Nouvelle enquête judiciaire sur des soupçons d’abus sexuels par des soldats français en Centrafrique

La justice française a ouvert une troisième enquête après la révélation par les Nations unies de nouveaux soupçons d’abus sexuels visant des soldats de Sangaris, la force française en Centrafrique.

Le parquet de Paris a reçu, via le ministère français de la Défense, une note sur des soupçons d’exploitation et d’abus sexuels impliquant des militaires français, de 2013 à 2015 à Dékoa (est). Ce signalement ne donne pas de précision sur le nombre de victimes, leur âge, ou le nombre de militaires impliqués, a expliqué à l’AFP une source judiciaire.

L’enquête, ouverte vendredi, est confiée à la gendarmerie prévôtale, chargée d’enquêter sur les crimes et délits commis par des militaires français lors d’opérations extérieures.

Les révélations de l’Onu la semaine dernière ont "profondément choqué" son secrétaire général Ban Ki-moon: des soldats français de Sangaris auraient forcé en 2014 des jeunes filles à avoir des rapports sexuels avec des animaux, en échange d’une somme d’argent, selon des informations recueillies par les Nations unies.

Des responsables de l’Onu ont pu interroger 108 victimes présumées d’abus sexuels, en "grande majorité" des mineures, a indiqué la semaine dernière Stéphane Dujarric, le porte-parole de l’organisation.

Outre la France, la centaine d’allégations concerne les contingents burundais et gabonais de la mission des Nations unies en Centrafrique (Minusca), présents dans la région de Kémo, entre 2013 et 2015.

La force Sangaris en Centrafrique se retrouve de nouveau dans le viseur. Deux enquêtes sont déjà ouvertes en France : une information judiciaire confiée à un juge d’instruction et une enquête préliminaire du parquet de Paris doivent permettre de faire la lumière d’accusations de viols portées par des mineurs centrafricains contre des soldats de Sangaris. A ce stade, cinq d’entre eux ont été entendus, et aucun n’a été mis en examen.

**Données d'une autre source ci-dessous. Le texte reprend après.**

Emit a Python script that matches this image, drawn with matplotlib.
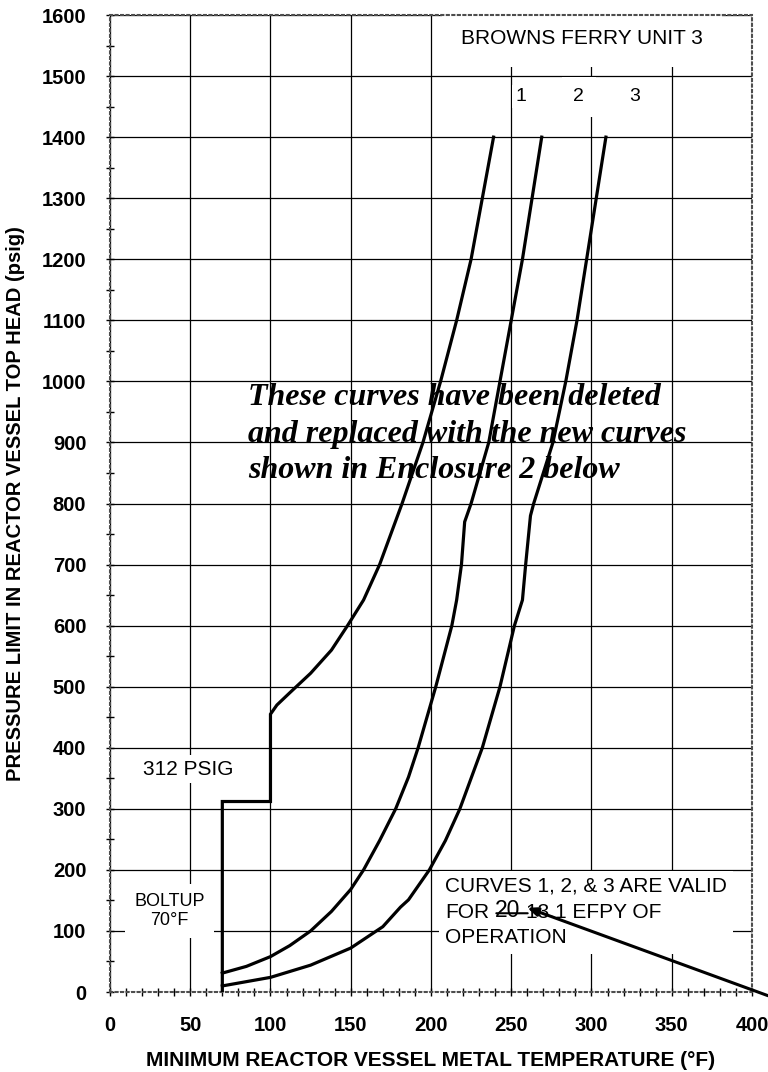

Ils ont indiqué avoir donné des rations alimentaires à des enfants, mais ont réfuté avoir demandé quoi que ce soit en retour et nié tout abus sexuel, selon une source proche du dossier.

Les investigations n’ont pour l’instant pas permis de trancher ce parole contre parole. Les déclarations des enfants ont varié et le nombre de plaignants a augmenté, a par ailleurs indiqué cette source.

– Camps de la misère –

La France a envoyé sa force Sangaris en Centrafrique en décembre 2013 pour endiguer les massacres intracommunautaires. Ils ne sont pas membres des Casques bleus, mais le conseil de sécurité onusien les a chargés d’aider au rétablissement de la paix. L’opération, qui a compté jusqu’à 2.500 hommes au plus fort des violences, compte encore 900 soldats, et doit prendre fin cette année.

Dans ce contexte précaire, plusieurs scandales d’abus sexuels mettant en cause des militaires de plusieurs pays ont éclaté.

Les Nations unies sont très critiquées pour leur incapacité à enrayer ce phénomène, particulièrement aigu en Centrafrique, qui connaît un niveau élevé de violences sexuelles, et en "nette augmentation" de manière générale. Le système de sanction des troupes de l’Onu est notamment montré du doigt: seuls les pays d’origine des soldats peuvent sanctionner les coupables.

Or, dans ce pays laminé par trois années de violences, où sévissent bandes armées et misère immense, la prostitution est aussi devenue un moyen de survie généralisé pour des populations vulnérables.

D’après des témoignages recueillis récemment par l’AFP au camp de M’Poko à Bangui, de nombreuses jeunes filles acceptent des rapports sexuels avec des hommes, soldats ou pas, en échange de nourriture ou de 500 francs CFA (0,8 dollars).

Viols, agressions sexuelles: à chaque fois ou presque, elle se produisent près de camps de déplacés, eux-même situés à proximité de sites militaires.

Pour la première fois, le Conseil de sécurité des Nations unies a décidé de s’attaquer à ce problème en adoptant avec difficulté le 11 mars une résolution qui prévoit de rapatrier des contingents entiers de Casques bleus en cas de soupçons de viols ou d’abus.